Hacker News new | ask | show | jobs
by shakow 1729 days ago
They are a net exporter because they have to sell their wind/solar power for cheap when they have too much of it, but are then forced to buy nuclear/hydro power from their neighbors when their coal power plants are not enough to compensate the ramp-up in demand and/or the lack of wind/sun.

France could be electrically self-sufficient, Germany couldn't -- whether they would depend on FR/BE/NL/... being irrelevant.

2 comments

France exports a lot of nuclear power on nights and weekends while importing power during peak demand. Their actually further from self sufficiency.

It gets more complicated on a euro per kWh basis as Frances nuclear is much more expensive so economically their losing money even if it looks better in terms of cash flows.
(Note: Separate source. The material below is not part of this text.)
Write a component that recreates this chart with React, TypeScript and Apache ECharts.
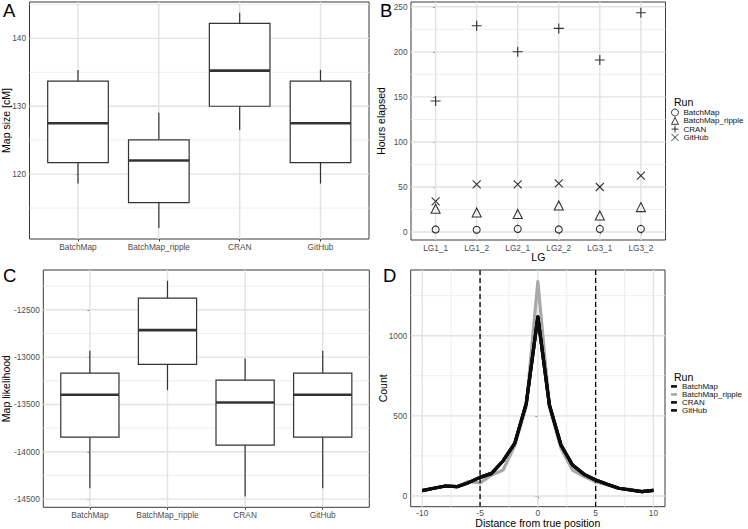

France is now close to its daily subpeak (https://www.rte-france.com/en/eco2mix/electricity-consumptio...) and exports (https://www.electricitymap.org/zone/FR) 11.5GW while importing 1GW, i.e. a surplus of >10GW, with over 50GW to spare in hydro and nuclear alone. The worst peak being at around 80GW during the winter, they should do good should they be independent at some point for whatever reason.
Self sufficiency is really about the delta between demand and available supply. It’s the worse case not average that’s the issue so you normally need to look at the coldest and hottest days not September which is when a lot of production is taken offline because demand is so low. Even that’s not the full picture individual power plants may be taken offline for a wide range of reasons.

That said, self sufficiency is expensive and generally not worth the costs involved.

> It’s the worse case not average that’s the issue so you normally need to look at the coldest and hottest days not September

Indeed, which is why I wrote “The worst peak being at around 80GW during the winter [...]”.

> France could be electrically self-sufficient, Germany couldn't

According to what arbitrary criterion?